The lines to extract run from the first line of the material below to the line containing "import plotly.graph_objects as go", both included; leave the pictures behind.

**MATERIAL PROVIDED**
====
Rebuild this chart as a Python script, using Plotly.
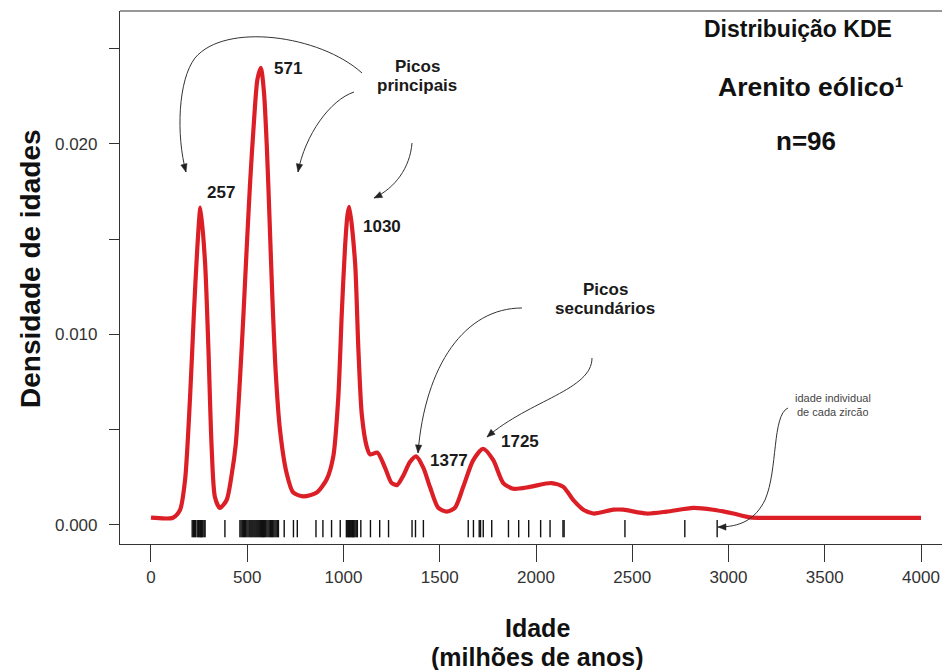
import math
import plotly.graph_objects as go

# ---------------- data ----------------
# KDE curve (age in Ma, density)
age_curve = [0, 114, 151, 177, 203, 223, 241, 257, 281, 298, 315, 332, 358, 393, 420,
             440, 462, 480, 497, 515, 535, 553, 571, 587, 602, 616, 631, 648, 670, 705,
             739, 791, 861, 913, 947, 973, 991, 1008, 1021, 1030, 1060, 1077, 1095, 1121,
             1138, 1176, 1216, 1250, 1279, 1311, 1345, 1377, 1415, 1449, 1492, 1536, 1579,
             1622, 1674, 1725, 1778, 1830, 1882, 1969, 2081, 2142, 2194, 2246, 2298,
             2402, 2454, 2575, 2679, 2817, 2921, 3025, 3112, 3198, 4000]
density_curve = [0.00038, 0.00038, 0.00079, 0.00236, 0.00672, 0.01113, 0.01462, 0.01666,
                 0.01375, 0.00934, 0.00409, 0.00147, 0.00089, 0.00131, 0.00270,
                 0.00420, 0.00761, 0.01100, 0.01450, 0.01800, 0.02120, 0.02340, 0.02400,
                 0.02270, 0.01980, 0.01600, 0.01180, 0.00800, 0.00500, 0.00270,
                 0.00170, 0.00150, 0.00170, 0.00240, 0.00360, 0.00670, 0.01110, 0.01460,
                 0.01630, 0.01670, 0.01380, 0.00930, 0.00580, 0.00410,
                 0.00370, 0.00380, 0.00300, 0.00220, 0.00210, 0.00260, 0.00330, 0.00360,
                 0.00300, 0.00200, 0.00090, 0.00070, 0.00090,
                 0.00200, 0.00340, 0.00400, 0.00340, 0.00220, 0.00190, 0.00200, 0.00220,
                 0.00200, 0.00130, 0.00080, 0.00060,
                 0.00080, 0.00080, 0.00060, 0.00070, 0.00090, 0.00080, 0.00060, 0.00040,
                 0.00037, 0.00037]

# individual zircon ages (rug), n = 96
zircon_ages = [214, 220, 226, 232, 240, 246, 250, 254, 258, 262, 266, 270, 276, 281,
               384,
               462, 468, 474, 480, 486, 492, 498, 504, 510, 515, 520, 525, 530, 535, 540,
               545, 550, 555, 560, 565, 570, 575, 580, 585, 590, 596, 602, 608, 614, 620,
               626, 632, 638, 644, 650, 656, 662,
               692, 740, 760, 857, 893, 938, 983,
               1015, 1019, 1023, 1027, 1031, 1035, 1039, 1043, 1047, 1051, 1055, 1060, 1066,
               1072, 1090, 1140, 1188, 1234,
               1356, 1374, 1415,
               1648, 1675, 1705, 1712, 1726, 1770, 1857, 1910, 1962, 2024, 2073, 2140, 2146,
               2462, 2773, 2941]

peak_labels = ["257", "571", "1030", "1377", "1725"]

x_tick_vals = [0, 500, 1000, 1500, 2000, 2500, 3000, 3500, 4000]
y_tick_vals = [0.000, 0.005, 0.010, 0.015, 0.020, 0.025]
y_tick_text = ["0.000", "", "0.010", "", "0.020", ""]

# ---------------- layout geometry ----------------
W, H = 942, 670
L, R, T, B = 120, 0, 11, 126
PW, PH = W - L - R, H - T - B
FONT = "Liberation Sans, Arial, sans-serif"
RED = "#dc1f26"


def pp(px, py):
    """pixel -> paper coordinates"""
    return (px - L) / PW, (H - B - py) / PH


fig = go.Figure()

# KDE curve
fig.add_trace(go.Scatter(
    x=age_curve, y=density_curve, mode="lines",
    line=dict(color=RED, width=4.2, shape="spline", smoothing=0.7),
    hoverinfo="skip", showlegend=False))

# rug
rug_lo, rug_hi = -0.00065, 0.00026
rx, ry = [], []
for a in zircon_ages:
    rx += [a, a, None]
    ry += [rug_lo, rug_hi, None]
fig.add_trace(go.Scatter(x=rx, y=ry, mode="lines",
                         line=dict(color="#111111", width=1.4),
                         hoverinfo="skip", showlegend=False))

shapes = []
# top border of the box
shapes.append(dict(type="line", xref="paper", yref="paper", x0=0, x1=1, y0=1, y1=1,
                   line=dict(color="#333333", width=1.2)))


def path_str(segs):
    s = ""
    for i, seg in enumerate(segs):
        if i == 0:
            x, y = pp(*seg[0])
            s += f"M {x:.5f},{y:.5f} "
            pts = seg[1:]
        else:
            pts = seg
        s += "C " + " ".join(f"{pp(*p)[0]:.5f},{pp(*p)[1]:.5f}" for p in pts) + " "
    return s


def add_arrow(segs):
    shapes.append(dict(type="path", xref="paper", yref="paper", path=path_str(segs),
                       line=dict(color="#333333", width=1)))
    last = segs[-1]
    tip = last[-1]
    ctrl = last[-2]
    dx, dy = tip[0] - ctrl[0], tip[1] - ctrl[1]
    n = math.hypot(dx, dy)
    dx, dy = dx / n, dy / n
    Lh, Wh = 8, 3.2
    bx, by = tip[0] - dx * Lh, tip[1] - dy * Lh
    p1 = (bx - dy * Wh, by + dx * Wh)
    p2 = (bx + dy * Wh, by - dx * Wh)
    pts = [pp(*tip), pp(*p1), pp(*p2)]
    sp = (f"M {pts[0][0]:.5f},{pts[0][1]:.5f} L {pts[1][0]:.5f},{pts[1][1]:.5f} "
          f"L {pts[2][0]:.5f},{pts[2][1]:.5f} Z")
    shapes.append(dict(type="path", xref="paper", yref="paper", path=sp,
                       fillcolor="#222222", line=dict(color="#222222", width=0.5)))


add_arrow([[(362, 73), (320, 35), (225, 22), (195, 58)],
           [(178, 80), (176, 135), (186, 172)]])
add_arrow([[(354, 92), (330, 100), (305, 135), (298, 172)]])
add_arrow([[(412, 143), (410, 168), (395, 188), (374, 198)]])
add_arrow([[(522, 308), (465, 308), (425, 365), (418, 453)]])
add_arrow([[(592, 358), (592, 390), (530, 400), (487, 437)]])
add_arrow([[(788, 408), (772, 415), (778, 470), (765, 500)],
           [(755, 520), (740, 527), (718, 527)]])

annotations = []


def txt(text, px, py, size, bold=True, color="#111111", xanchor="center", angle=0,
        height=None):
    x, y = pp(px, py)
    a = dict(
        text=f"<b>{text}</b>" if bold else text, x=x, y=y, xref="paper", yref="paper",
        xanchor=xanchor, yanchor="middle", showarrow=False, textangle=angle,
        font=dict(family=FONT, size=size, color=color))
    if height is not None:
        a["height"] = height
        a["valign"] = "middle"
    annotations.append(a)


txt("Distribuição KDE", 798, 29, 23)
txt("Arenito eólico¹", 811, 87, 26.5)
txt("n=96", 806, 141, 26)

peak_pos = [(205, 192), (272, 68), (361, 226), (428, 460), (499, 441)]
for lab, (px, py) in zip(peak_labels, peak_pos):
    txt(lab, px, py, 17, xanchor="left", color="#1a1a1a")

txt("Picos", 417, 66, 17, color="#1a1a1a", height=19)
txt("principais", 417, 86, 17, color="#1a1a1a", height=19)
txt("Picos", 605, 289, 17, color="#1a1a1a", height=18)
txt("secundários", 605, 308, 17, color="#1a1a1a", height=18)
txt("idade individual", 833, 397, 11, bold=False, color="#444444", height=13)
txt("de cada zircão", 833, 411, 11, bold=False, color="#444444", height=13)

txt("Densidade de idades", 30, 269, 28, angle=-90)
txt("Idade", 537, 628, 25, height=28)
txt("(milhões de anos)", 537, 657, 25, height=28)

fig.update_layout(
    width=W, height=H,
    margin=dict(l=L, r=R, t=T, b=B, pad=0),
    paper_bgcolor="white", plot_bgcolor="white",
    shapes=shapes, annotations=annotations,
    showlegend=False,
    xaxis=dict(range=[-161, 4109], tickvals=x_tick_vals,
               ticktext=[str(v) for v in x_tick_vals],
               showgrid=False, zeroline=False, showline=True, linecolor="#333333",
               linewidth=1.2, ticks="outside", ticklen=17, tickcolor="#333333",
               tickwidth=1.2, tickfont=dict(family=FONT, size=17, color="#333333")),
    yaxis=dict(range=[-0.00100, 0.02698], tickvals=y_tick_vals, ticktext=y_tick_text,
               showgrid=False, zeroline=False, showline=True, linecolor="#333333",
               linewidth=1.2, ticks="outside", ticklen=10, tickcolor="#333333",
               tickwidth=1.2, ticklabelstandoff=8,
               tickfont=dict(family=FONT, size=17, color="#333333")),
)

fig.write_html("out.html",
               config={"displayModeBar": False},
               post_script="document.body.style.margin='0';document.body.style.padding='0';"
                           "document.body.style.overflow='hidden';")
====
**EXERCISE RESPONSE**
Rebuild this chart as a Python script, using Plotly.
import math
import plotly.graph_objects as go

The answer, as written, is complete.